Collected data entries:
◇ ◇ ◇
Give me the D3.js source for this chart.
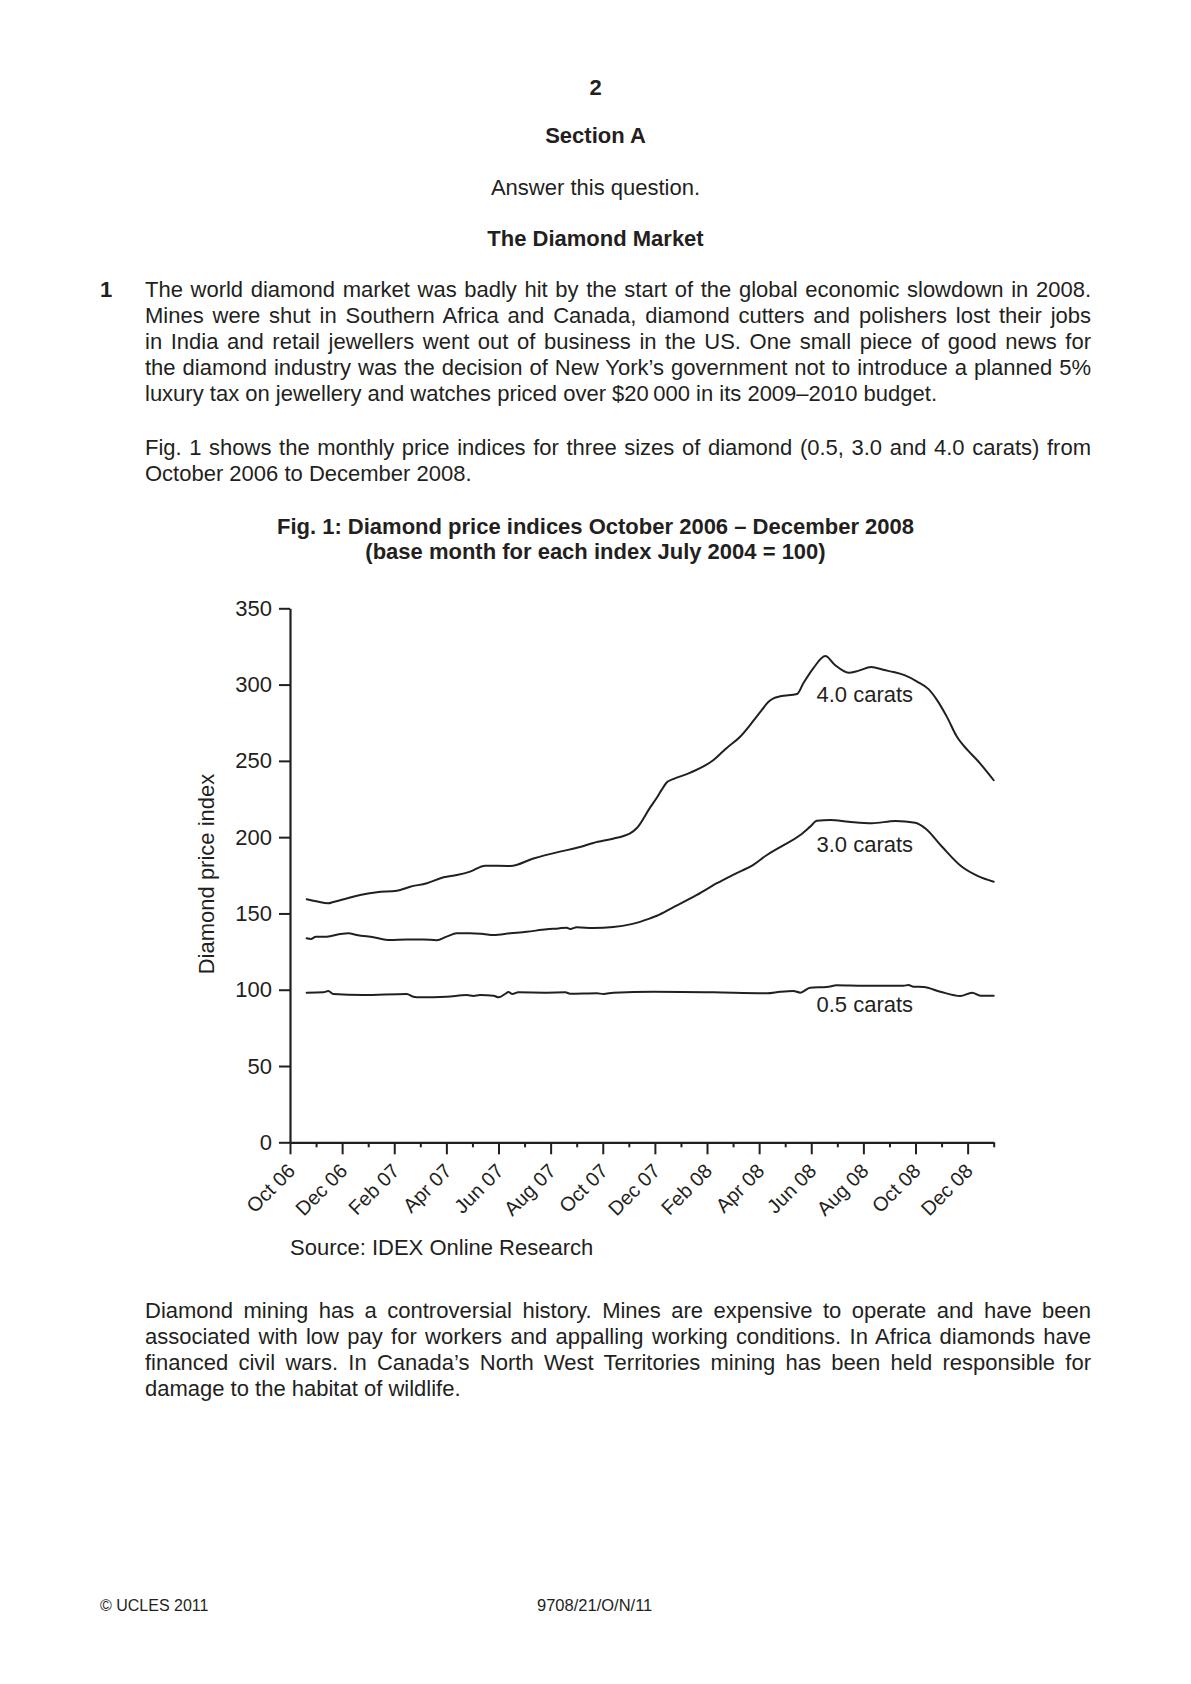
<!DOCTYPE html>
<html>
<head>
<meta charset="utf-8">
<script src="https://cdn.jsdelivr.net/npm/d3@7"></script>
<style>
  html, body { margin: 0; padding: 0; background: #fff; }
  svg { display: block; }
  text { font-family: "Liberation Sans", Arial, Helvetica, sans-serif; fill: #231f20; }
</style>
</head>
<body>
<svg id="page" width="1191" height="1684"></svg>
<script>
// ---------- data ----------
const xTickLabels = ["Oct 06","Dec 06","Feb 07","Apr 07","Jun 07","Aug 07","Oct 07","Dec 07","Feb 08","Apr 08","Jun 08","Aug 08","Oct 08","Dec 08"];
const yTicks = [0, 50, 100, 150, 200, 250, 300, 350];

// month offsets from October 2006 (0 = start of Oct 06)
const carat40Months = [0.64,1.0,1.47,1.66,2.2,2.69,3.33,4.1,4.61,5.25,5.89,6.4,6.91,7.49,8.45,9.34,10.36,11.13,11.64,12.4,12.8,13.05,13.31,13.82,14.08,14.26,14.46,14.7,15.36,16.25,16.63,16.76,17.27,17.79,18.1,18.36,18.55,18.81,19.45,19.7,20.09,20.54,20.9,21.43,21.8,22.3,22.8,23.16,23.6,24.06,24.5,24.82,25.2,25.59,26.0,26.36,27.0];
const carat40Values = [159.3,158,156.6,157.5,160,162.1,163.9,164.9,167.5,169.8,173.7,175.2,177.4,181.3,181.1,186,190.5,193.5,196.2,199,200.8,202.5,206,219.5,226,231,236,238,242.3,250.6,256.5,258.5,265.8,276.5,283.3,288.8,291,292.3,293.8,301,311,318.7,313,307.8,309,311.5,309.5,308.2,306,302,297,290,279,265.8,257,250.6,237.3];

const carat30Months = [0.64,0.8,0.99,1.41,1.92,2.24,2.56,3.2,3.84,4.48,5.12,5.63,6.01,6.4,6.91,7.42,7.81,8.45,9.08,9.85,10.3,10.62,10.75,11.0,11.64,12.4,13.1,13.82,14.08,14.65,15.61,16.38,17.02,17.79,18.3,18.81,19.58,19.96,20.22,20.73,21.43,22.33,23.22,23.99,24.37,25.02,25.78,26.4,27.0];
const carat30Values = [133.7,133.2,134.8,134.8,136.5,137,135.9,134.4,132.6,133,133,132.4,134.8,137,137,136.5,135.9,137,138,139.6,140.2,140.7,139.8,140.9,140.5,141.1,143,146.8,148.5,153.5,162.1,169.8,175.5,182,188.3,193.5,201.4,206.9,210.8,211.2,210.1,209.1,210.6,209.5,205.8,193.7,180.6,174.5,170.8];

const carat05Months = [0.64,1.28,1.47,1.66,2.81,4.48,4.73,4.99,6.01,6.78,7.04,7.29,7.81,8.0,8.25,8.38,8.53,8.76,9.85,10.56,10.75,11.77,12.03,12.41,13.95,16.25,18.3,18.81,19.31,19.58,19.96,20.6,20.98,22.0,23.54,23.73,23.92,24.31,24.95,25.72,26.17,26.49,27.0];
const carat05Values = [98.1,98.3,99.2,97.2,96.5,97.2,95.4,95,95.4,96.5,95.9,96.5,96.1,95,97.2,98.5,97.2,98.3,98.1,98.3,97.4,97.7,97.2,98.1,98.7,98.3,97.7,98.7,99.2,98.1,101.3,101.8,102.9,102.6,102.6,103.1,102,101.8,98.7,95.9,98.1,96.1,96.1];

const seriesLabels = ["4.0 carats", "3.0 carats", "0.5 carats"];

// ---------- page text ----------
const para1 = [
  "The world diamond market was badly hit by the start of the global economic slowdown in 2008.",
  "Mines were shut in Southern Africa and Canada, diamond cutters and polishers lost their jobs",
  "in India and retail jewellers went out of business in the US. One small piece of good news for",
  "the diamond industry was the decision of New York\u2019s government not to introduce a planned 5%",
  "luxury tax on jewellery and watches priced over $20\u2009000 in its 2009\u20132010 budget."
];
const para2 = [
  "Fig. 1 shows the monthly price indices for three sizes of diamond (0.5, 3.0 and 4.0 carats) from",
  "October 2006 to December 2008."
];
const para3 = [
  "Diamond mining has a controversial history. Mines are expensive to operate and have been",
  "associated with low pay for workers and appalling working conditions. In Africa diamonds have",
  "financed civil wars. In Canada\u2019s North West Territories mining has been held responsible for",
  "damage to the habitat of wildlife."
];

const svg = d3.select("#page");
const FS = 22;
const INK = "#231f20";

function centered(txt, y, bold) {
  svg.append("text").attr("x", 595.5).attr("y", y).attr("text-anchor", "middle")
    .attr("font-size", FS).attr("font-weight", bold ? "bold" : "normal").text(txt);
}
centered("2", 95, true);
centered("Section A", 143, true);
centered("Answer this question.", 195, false);
centered("The Diamond Market", 245.5, true);

svg.append("text").attr("x", 100).attr("y", 297).attr("font-size", FS).attr("font-weight", "bold").text("1");

function paragraph(lines, y0, lh, x0, x1) {
  lines.forEach((ln, i) => {
    const t = svg.append("text").attr("x", x0).attr("y", y0 + i * lh).attr("font-size", FS).text(ln);
    if (i < lines.length - 1) {
      const nat = t.node().getComputedTextLength();
      const spaces = (ln.match(/ /g) || []).length;
      if (spaces > 0) t.attr("word-spacing", (x1 - x0 - nat) / spaces);
    }
  });
}
paragraph(para1, 297, 26, 145, 1091);
paragraph(para2, 455, 26, 145, 1091);
paragraph(para3, 1318, 26, 145, 1091);

// Figure title
centered("Fig. 1: Diamond price indices October 2006 \u2013 December 2008", 533.5, true);
centered("(base month for each index July 2004 = 100)", 559, true);

// ---------- chart ----------
const x = d3.scaleLinear().domain([0, 27]).range([290, 993.7]);
const y = d3.scaleLinear().domain([0, 350]).range([1142.3, 608.3]);

const chart = svg.append("g");

const yAxis = d3.axisLeft(y).tickValues(yTicks).tickSize(11).tickPadding(7).tickSizeOuter(0);
const gy = chart.append("g").attr("transform", `translate(${x(0)},0)`).call(yAxis);
gy.select(".domain").attr("stroke", INK).attr("stroke-width", 2.2);
gy.selectAll(".tick line").attr("stroke", INK).attr("stroke-width", 2);
gy.selectAll(".tick text").attr("font-size", FS).attr("fill", INK)
  .attr("font-family", "'Liberation Sans', Arial, sans-serif");

const majorMonths = xTickLabels.map((_, i) => i * 2);
const minorMonths = d3.range(1, 28, 2);
const xAxisMajor = d3.axisBottom(x).tickValues(majorMonths).tickSize(12).tickSizeOuter(0)
  .tickFormat((d, i) => xTickLabels[i]);
const gx = chart.append("g").attr("transform", `translate(0,${y(0)})`).call(xAxisMajor);
gx.select(".domain").attr("stroke", INK).attr("stroke-width", 2.2);
gx.selectAll(".tick line").attr("stroke", INK).attr("stroke-width", 2);
gx.selectAll(".tick text").attr("font-size", 20).attr("fill", INK)
  .attr("font-family", "'Liberation Sans', Arial, sans-serif")
  .attr("text-anchor", "end").attr("x", 0).attr("y", 0).attr("dy", "0.35em")
  .attr("transform", "translate(1,25) rotate(-45)");

const xAxisMinor = d3.axisBottom(x).tickValues(minorMonths).tickSize(5).tickSizeOuter(0).tickFormat("");
const gx2 = chart.append("g").attr("transform", `translate(0,${y(0)})`).call(xAxisMinor);
gx2.select(".domain").remove();
gx2.selectAll(".tick line").attr("stroke", INK).attr("stroke-width", 2);

// y axis title
svg.append("text").attr("transform", `translate(214,874) rotate(-90)`)
  .attr("text-anchor", "middle").attr("font-size", FS).text("Diamond price index");

// lines
const line = d3.line().x(d => x(d[0])).y(d => y(d[1])).curve(d3.curveMonotoneX);
const series = [
  d3.zip(carat40Months, carat40Values),
  d3.zip(carat30Months, carat30Values),
  d3.zip(carat05Months, carat05Values)
];
chart.selectAll("path.series").data(series).join("path")
  .attr("class", "series")
  .attr("d", line)
  .attr("fill", "none").attr("stroke", INK).attr("stroke-width", 2)
  .attr("stroke-linejoin", "round").attr("stroke-linecap", "round");

// series labels (anchored in data space)
const labelPos = [[20.2, 288.5], [20.2, 190], [20.2, 85.5]];
chart.selectAll("text.slabel").data(seriesLabels).join("text")
  .attr("class", "slabel")
  .attr("x", (d, i) => x(labelPos[i][0]))
  .attr("y", (d, i) => y(labelPos[i][1]))
  .attr("font-size", 22).text(d => d);

// source
svg.append("text").attr("x", 290).attr("y", 1255).attr("font-size", FS).text("Source: IDEX Online Research");

// footer
svg.append("text").attr("x", 100).attr("y", 1611).attr("font-size", 16).text("\u00a9 UCLES 2011");
svg.append("text").attr("x", 537).attr("y", 1611).attr("font-size", 16.5).text("9708/21/O/N/11");
</script>
</body>
</html>
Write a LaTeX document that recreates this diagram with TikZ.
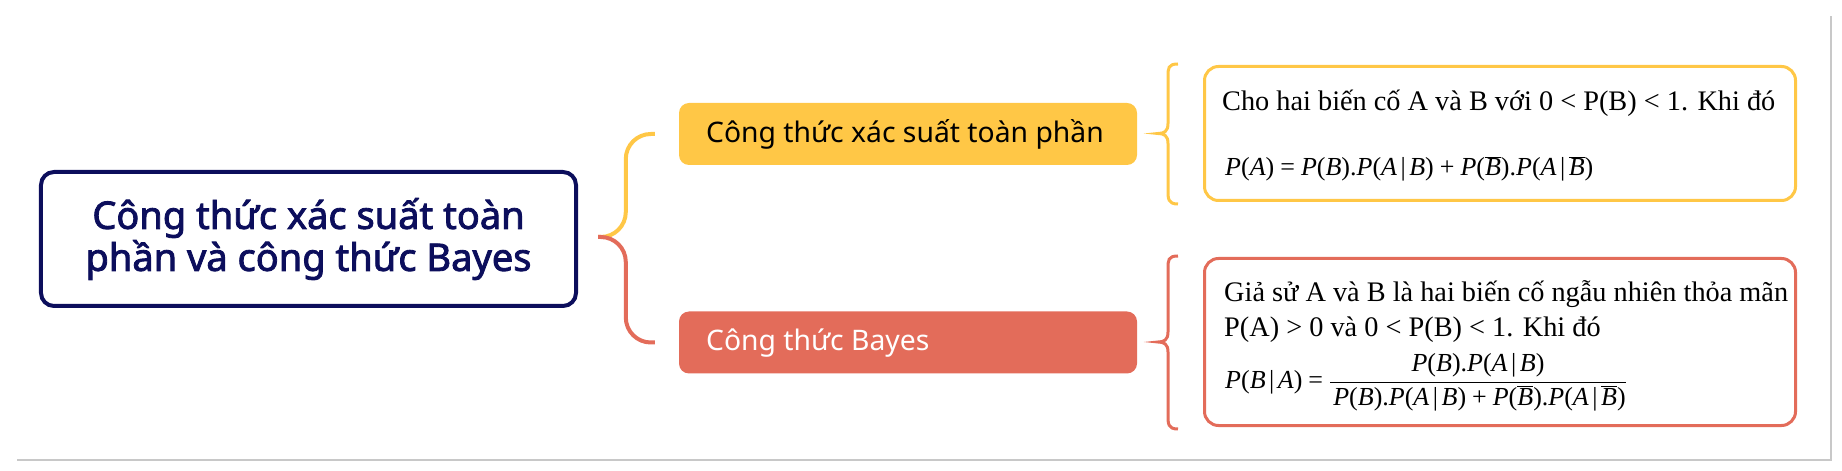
◇ ◇ ◇
In the lines above, locate the string "with". Copy every line where it occurs.

  "associated with low pay for workers and appalling working conditions. In Africa diamonds have",
Write a LaTeX document that recreates this diagram with TikZ.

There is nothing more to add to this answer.